New Month, Better Wheat Prices 11/3/2017

Down in August, up in September, down in October was the activity for the wheat price.   Maybe there is a price cycle established as wheat prices traded high to start the month of November.  Trading on Thursday of this week recorded a double digit gain for the December Kansas City wheat price.  Friday’s price action was mixed but a round of buying at the close allowed for a small advance.

 

One of the reasons for this week’s rally is the action of large traders.  The funds were holding a large net short position in the wheat at the end of October.  They decided to cover some of those positions and thus, a rally.  The advance on Thursday did turn short-term technical indicators to the upside.
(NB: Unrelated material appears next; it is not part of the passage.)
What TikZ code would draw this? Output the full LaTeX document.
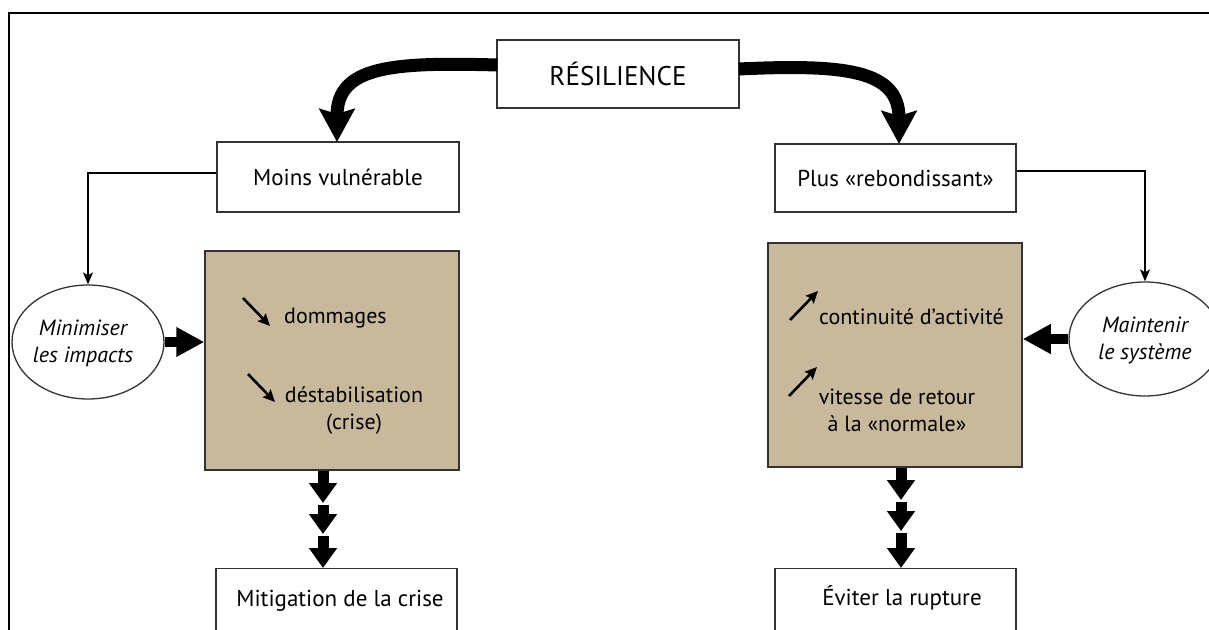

Buy stops triggered and the caution flag was raised for the bearish technical traders.

 

Bullish demand news did surface.  World wheat export trade is on the rise.  Some large wheat importers secured wheat in the last two weeks.  Most of this wheat because of price was sourced out of the Black Sea Region with Russia receiving the largest amounts.  The Russian Agriculture Minister updated his wheat production estimate to 87.9 million metric tons.  This is 12.1 million metric tons above last year.  Russia will remain the major source of world wheat exports for the next several months as their wheat price is the cheapest in the world.

 

This Black Sea wheat price will keep the United States out of the cheaper world wheat trade.  We will remain active in the high quality wheat market but this demand is limited.  This week, Iraq and Taiwan bought U.S. wheat.

 

On the supply side, there is talk of wheat producers in Kansas and Oklahoma reducing their winter wheat plantings.  Moisture conditions are good but many wheat fields were planted late.  Because of the late planting, some producers decided to utilize the land for falls crops next year.  The amount of acres is up for debate.